A Quaresma recorda-nos que a nossa participação neste mistério, quer sejamos catecúmenos ou cristãos de longa data, segue o mesmo padrão. Parece assustador, mas na verdade é uma boa notícia. Significa que a nossa dor, as tragédias que enfrentamos na vida, os fracassos e frustrações, as lágrimas que derramamos na solidão, até mesmo a nossa própria morte, não são acontecimentos infelizes e sem sentido, ou pior, uma maldição. Em união com Cristo, na “lógica do grão”, tudo é parte do renascimento para a vida de Deus, cheio dos frutos que amadurecem nesse processo: misericórdia, perdão, compaixão e doação.

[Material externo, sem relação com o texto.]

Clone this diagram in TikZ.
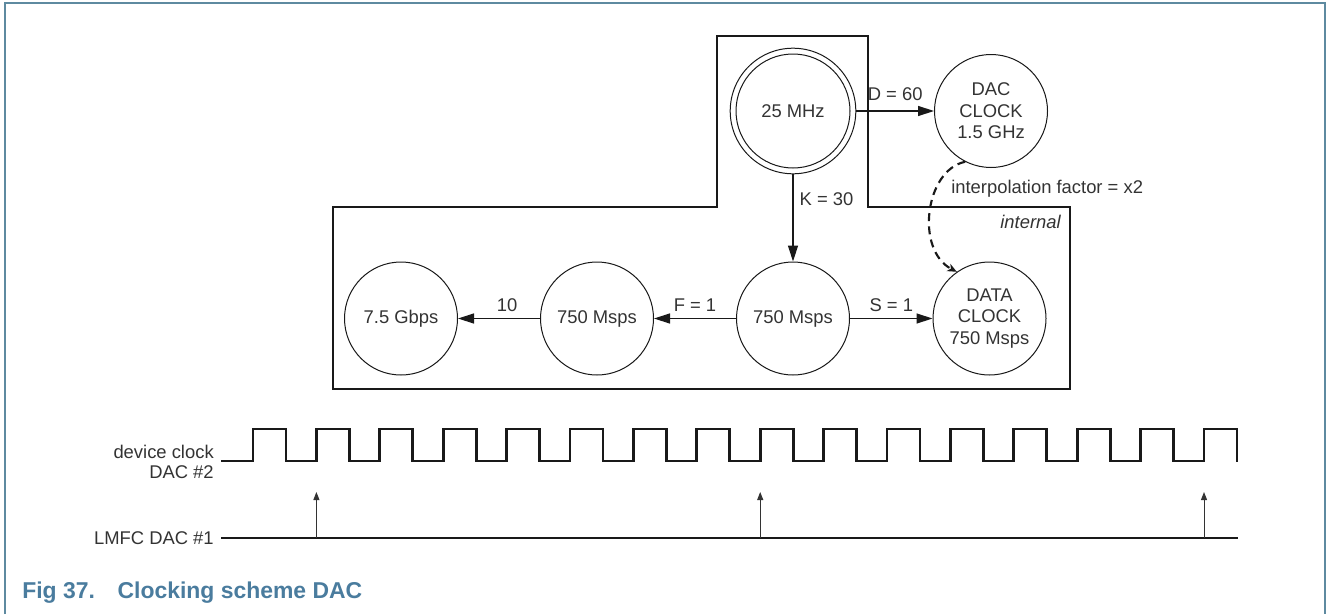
\documentclass[tikz,border=0pt]{standalone}
\usepackage{fontspec}
\setmainfont{Liberation Sans}
\usetikzlibrary{arrows.meta}
\definecolor{txt}{HTML}{333333}
\definecolor{framec}{HTML}{5E8AA0}
\definecolor{capc}{HTML}{4A7C9E}
\begin{document}
\begin{tikzpicture}[x=0.75pt,y=-0.75pt,
  lbl/.style={font=\fontsize{13.8pt}{16.1pt}\selectfont, text=txt, inner sep=0pt},
  state/.style={circle, draw=black!90, line width=0.75pt, minimum size=84.75pt, inner sep=0pt, align=center, lbl},
  flow/.style={line width=1pt, draw=black!90, -{Triangle[length=12pt,width=7.5pt]}},
  dashflow/.style={line width=1.6pt, draw=black!90, dash pattern=on 6pt off 4pt, -{Stealth[length=7pt,width=6pt,inset=2pt]}},
  wave/.style={line width=2pt, draw=black!90, line join=miter},
  lmfcmark/.style={line width=0.75pt, draw=black!80, -{Triangle[length=6pt,width=4.5pt]}},
  zone/.style={line width=1pt, draw=black!90}
]
\useasboundingbox (0,0) rectangle (1327,614);
% outer frame
\draw[framec, line width=1.5pt] (5,614) -- (5,3) -- (1325,3) -- (1325,614);

% zone outline
\draw[zone] (717,36) -- (868,36) -- (868,207) -- (1070,207) -- (1070,389) -- (333,389) -- (333,207) -- (717,207) -- cycle;
\node[lbl, anchor=east, font=\fontsize{13.8pt}{16.1pt}\selectfont\itshape] (internal) at (1061,222) {internal};

% states
\node[state, minimum size=85.5pt] (m25) at (793,111) {25 MHz};
\node[circle, draw=black!90, line width=0.75pt, minimum size=94.2pt, inner sep=0pt] (m25o) at (793,111) {};
\node[state] (dac) at (991,111) {DAC\\CLOCK\\1.5 GHz};
\node[state] (c750m) at (793,318.5) {750 Msps};
\node[state] (c750l) at (597,318.5) {750 Msps};
\node[state] (gbps) at (401,318.5) {7.5 Gbps};
\node[state] (data) at (989.5,318.5) {DATA\\CLOCK\\750 Msps};

% connectors
\draw[flow] (m25o) -- node[lbl, above=7pt] {D = 60} (dac);
\draw[flow] (m25o) -- node[lbl, pos=0.284, right=4.5pt] {K = 30} (c750m);
\draw[flow] (c750m) -- node[lbl, above=4.5pt] {F = 1} (c750l);
\draw[flow] (c750l) -- node[lbl, above=4.5pt, xshift=6pt] {10} (gbps);
\draw[flow] (c750m) -- node[lbl, above=4.5pt] {S = 1} (data);
\draw[dashflow] (dac.-117) .. controls (925,170) and (915,250) .. (data.125);
\node[lbl, anchor=west] (interp) at (951,189) {interpolation factor = x2};

% timing
\node[lbl, anchor=east, align=right, font=\fontsize{13.8pt}{15pt}\selectfont] (devclk) at (214,462) {device clock\\DAC \#2};
\node[lbl, anchor=east] (lmfc) at (214,538) {LMFC DAC \#1};
\coordinate (w0) at (221,461);
\coordinate (l0) at (221,538);
\coordinate (l1) at (1238,538);
\draw[wave] (w0) \foreach \i in {0,...,15} { -- ({253+63.4*\i},461) -- ({253+63.4*\i},429) -- ({286+63.4*\i},429) -- ({286+63.4*\i},461) } -- (1238,461);
\draw[wave] (l0) -- (l1);
\foreach \k/\n in {a/1,b/8,c/15} {
  \coordinate (b\k) at ({253+63.4*\n},538);
  \coordinate (t\k) at ({253+63.4*\n},492);
  \draw[lmfcmark] (b\k) -- (t\k);
}

% caption
\node[anchor=west, inner sep=0pt, text=capc, font=\fontsize{17.2pt}{20pt}\selectfont\bfseries] (cap) at (22,593) {Fig 37.\hspace*{17pt}Clocking scheme DAC};
\end{tikzpicture}
\end{document}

Lembro-me de uma amiga querida, Amy. Decidiu ingressar no Catecumenato e acabou baptizada, depois de saber que sofria de cancro. Esperava “ver Jesus” através de um milagre de cura, mas tal não aconteceu. Ao invés, aprendeu a experimentar a Sua presença amorosa na sua longa jornada de preparação para a morte, especialmente com a ajuda da sua madrinha e de alguns irmãos e irmãs de fé, que havia recentemente conhecido. Foram eles que dela tão bem cuidaram nos últimos momentos da sua vida.

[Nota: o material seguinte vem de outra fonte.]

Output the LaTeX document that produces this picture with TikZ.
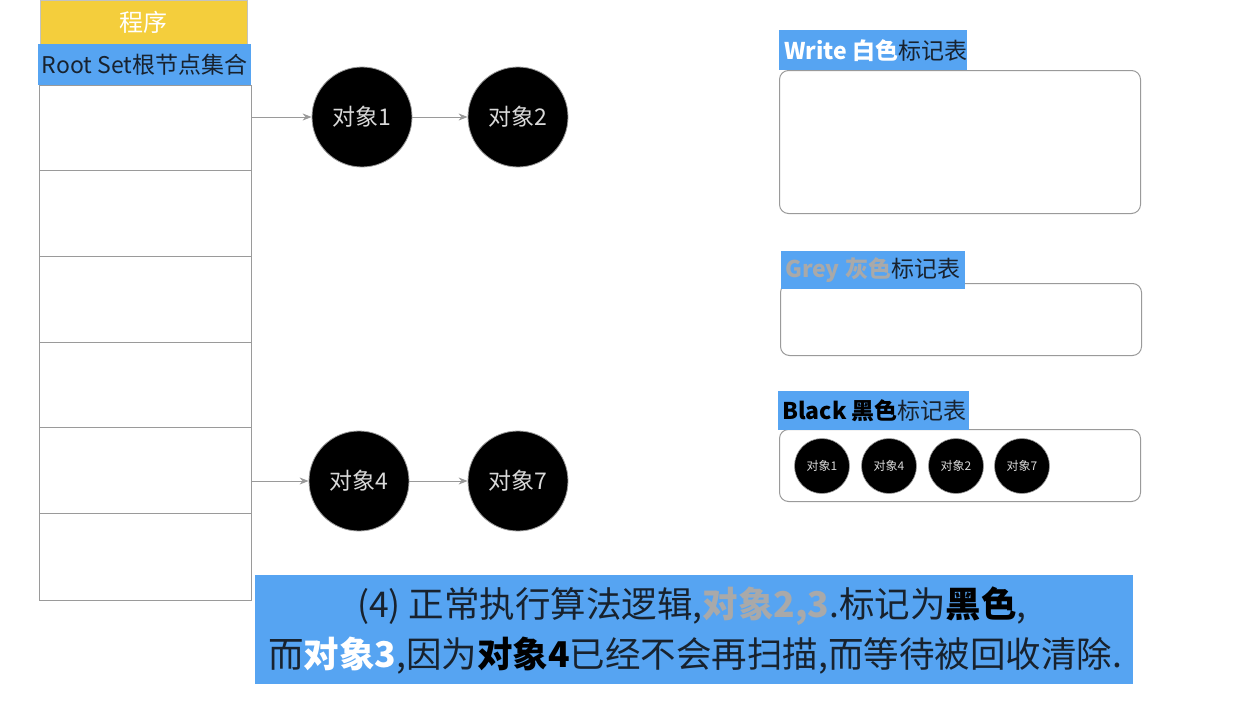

O funeral foi a expressão visível do que diz o Catecismo da Igreja Católica: “A Igreja que, como mãe, trouxe sacramentalmente no seu seio o cristão durante a sua peregrinação terrena, acompanha-o no termo da sua caminhada para o entregar «nas mãos do Pai». E oferece ao Pai, em Cristo, o filho da sua graça, e depõe na terra, na esperança, o gérmen do corpo que há-de ressuscitar na glória” (CIC nº 1683).
«Quando eu for levantado da terra, atrairei todas as pessoas para mim» (Jo., 12, 32). Só por meio da lógica da doação, da “lógica do grão de trigo”, podemos realmente encontrar Jesus e experimentar a Sua presença em todos os acontecimentos da nossa vida, mesmo nos mais dolorosos. Só recorrendo à “lógica do grão de trigo” podemos reconhecer Cristo no Pão Eucarístico, onde Jesus encontra finalmente “os Gregos”: todas as pessoas de todas as idades e culturas reunidas na Igreja, família de Cristo Ressuscitado.
A Igreja é a colheita da Graça nascida do único grão de trigo que é Cristo, que deu a Sua carne pela vida neste mundo (Jo., 6, 51). Que esta colheita se torne mais abundante através das nossas acções de serviço, perdão, humildade e solidariedade, a realizar durante esta última semana da Quaresma.